> [EXERCISE PROMPT]: Please write the listing below out again exactly, leaving every picture behind.
● ● ● ● ● ● ●
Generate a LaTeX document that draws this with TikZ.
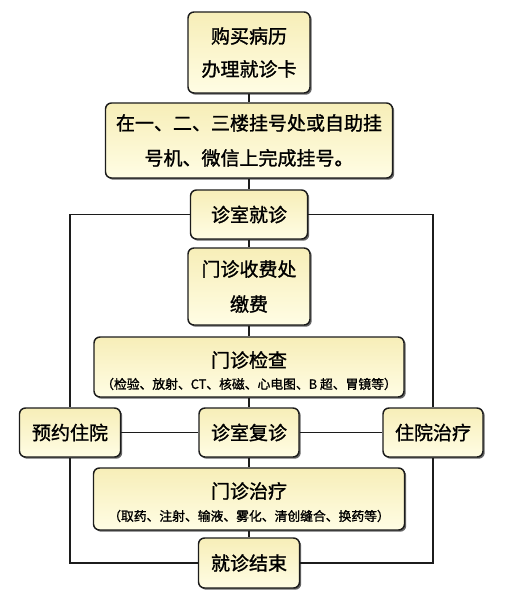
\documentclass[tikz,border=0pt]{standalone}
\usepackage{fontspec}
\setmainfont{Noto Sans CJK SC}[FakeBold=1.3]
\usetikzlibrary{shadows}
\definecolor{boxtop}{HTML}{F7EEB8}
\definecolor{boxbot}{HTML}{FFFDE4}
\definecolor{edge}{HTML}{1C1C1C}
\tikzset{
  box/.style={draw=edge, line width=1.1pt, rounded corners=4.5pt,
    top color=boxtop, bottom color=boxbot,
    drop shadow={shadow xshift=1.3pt, shadow yshift=-1.3pt, fill=black!60, opacity=1},
    align=center, inner sep=0pt, font=\fontsize{14.25}{24.75}\selectfont},
  sz/.style 2 args={minimum width=#1*0.75pt, minimum height=#2*0.75pt},
  title/.style={inner sep=0pt, font=\fontsize{14.25}{17}\selectfont},
  subt/.style={inner sep=0pt, font=\fontsize{9.6}{12}\selectfont},
  link/.style={draw=edge, line width=1pt}
}
\begin{document}
\begin{tikzpicture}[x=0.75pt,y=-0.75pt]
\useasboundingbox (0,0) rectangle (510,602);
\node[box, sz={122}{81}] (b1) at (249,52.5) {购买病历\\办理就诊卡};
\node[box, sz={287}{75}, font=\fontsize{14.25}{26.25}\selectfont] (b2) at (249,140.5) {在一、二、三楼挂号处或自助挂\\号机、微信上完成挂号。};
\node[box, sz={117}{49}] (b3) at (249,214.5) {诊室就诊};
\node[box, sz={122}{77}, font=\fontsize{14.25}{26.25}\selectfont] (b4) at (249,286.5) {门诊收费处\\缴费};
\node[box, sz={310}{60}] (b5) at (249,367) {};
\node[title] (b5t) at (249,360) {门诊检查};
\node[subt] (b5s) at (249,384) {（检验、放射、CT、核磁、心电图、B 超、胃镜等）};
\node[box, sz={101}{49}] (yy) at (70,432.5) {预约住院};
\node[box, sz={100}{49}] (fz) at (249,432.5) {诊室复诊};
\node[box, sz={100}{49}] (zy) at (433,432.5) {住院治疗};
\node[box, sz={311}{62}] (b7) at (249,499) {};
\node[title] (b7t) at (249,491) {门诊治疗};
\node[subt] (b7s) at (249,516) {（取药、注射、输液、雾化、清创缝合、换药等）};
\node[box, sz={101}{50}] (b8) at (249,563) {就诊结束};
\draw[link] (b1.south) -- (b2.north);
\draw[link] (b2.south) -- (b3.north);
\draw[link] (b3.south) -- (b4.north);
\draw[link] (b4.south) -- (b5.north);
\draw[link] (b5.south) -- (fz.north);
\draw[link] (fz.south) -- (b7.north);
\draw[link] (b7.south) -- (b8.north);
\draw[link] (b3.west) -| (yy.north);
\draw[link] (b3.east) -| (zy.north);
\draw[link] (yy.east) -- (fz.west);
\draw[link] (fz.east) -- (zy.west);
\draw[link] (yy.south) |- (b8.west);
\draw[link] (zy.south) |- (b8.east);
\end{tikzpicture}
\end{document}
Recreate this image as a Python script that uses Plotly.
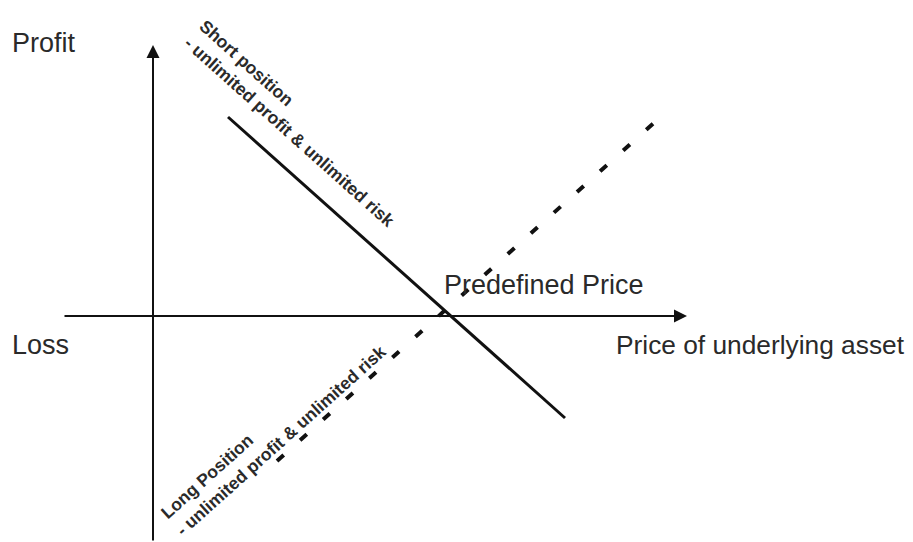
● ● ● ● ● ● ●
> [RESPONSE TO THIS TASK]:
Generate a LaTeX document that draws this with TikZ.
\documentclass[tikz,border=0pt]{standalone}
\usepackage{fontspec}
\setmainfont{Noto Sans CJK SC}[FakeBold=1.3]
\usetikzlibrary{shadows}
\definecolor{boxtop}{HTML}{F7EEB8}
\definecolor{boxbot}{HTML}{FFFDE4}
\definecolor{edge}{HTML}{1C1C1C}
\tikzset{
  box/.style={draw=edge, line width=1.1pt, rounded corners=4.5pt,
    top color=boxtop, bottom color=boxbot,
    drop shadow={shadow xshift=1.3pt, shadow yshift=-1.3pt, fill=black!60, opacity=1},
    align=center, inner sep=0pt, font=\fontsize{14.25}{24.75}\selectfont},
  sz/.style 2 args={minimum width=#1*0.75pt, minimum height=#2*0.75pt},
  title/.style={inner sep=0pt, font=\fontsize{14.25}{17}\selectfont},
  subt/.style={inner sep=0pt, font=\fontsize{9.6}{12}\selectfont},
  link/.style={draw=edge, line width=1pt}
}
\begin{document}
\begin{tikzpicture}[x=0.75pt,y=-0.75pt]
\useasboundingbox (0,0) rectangle (510,602);
\node[box, sz={122}{81}] (b1) at (249,52.5) {购买病历\\办理就诊卡};
\node[box, sz={287}{75}, font=\fontsize{14.25}{26.25}\selectfont] (b2) at (249,140.5) {在一、二、三楼挂号处或自助挂\\号机、微信上完成挂号。};
\node[box, sz={117}{49}] (b3) at (249,214.5) {诊室就诊};
\node[box, sz={122}{77}, font=\fontsize{14.25}{26.25}\selectfont] (b4) at (249,286.5) {门诊收费处\\缴费};
\node[box, sz={310}{60}] (b5) at (249,367) {};
\node[title] (b5t) at (249,360) {门诊检查};
\node[subt] (b5s) at (249,384) {（检验、放射、CT、核磁、心电图、B 超、胃镜等）};
\node[box, sz={101}{49}] (yy) at (70,432.5) {预约住院};
\node[box, sz={100}{49}] (fz) at (249,432.5) {诊室复诊};
\node[box, sz={100}{49}] (zy) at (433,432.5) {住院治疗};
\node[box, sz={311}{62}] (b7) at (249,499) {};
\node[title] (b7t) at (249,491) {门诊治疗};
\node[subt] (b7s) at (249,516) {（取药、注射、输液、雾化、清创缝合、换药等）};
\node[box, sz={101}{50}] (b8) at (249,563) {就诊结束};
\draw[link] (b1.south) -- (b2.north);
\draw[link] (b2.south) -- (b3.north);
\draw[link] (b3.south) -- (b4.north);
\draw[link] (b4.south) -- (b5.north);
\draw[link] (b5.south) -- (fz.north);
\draw[link] (fz.south) -- (b7.north);
\draw[link] (b7.south) -- (b8.north);
\draw[link] (b3.west) -| (yy.north);
\draw[link] (b3.east) -| (zy.north);
\draw[link] (yy.east) -- (fz.west);
\draw[link] (fz.east) -- (zy.west);
\draw[link] (yy.south) |- (b8.west);
\draw[link] (zy.south) |- (b8.east);
\end{tikzpicture}
\end{document}
Recreate this image as a Python script that uses Plotly.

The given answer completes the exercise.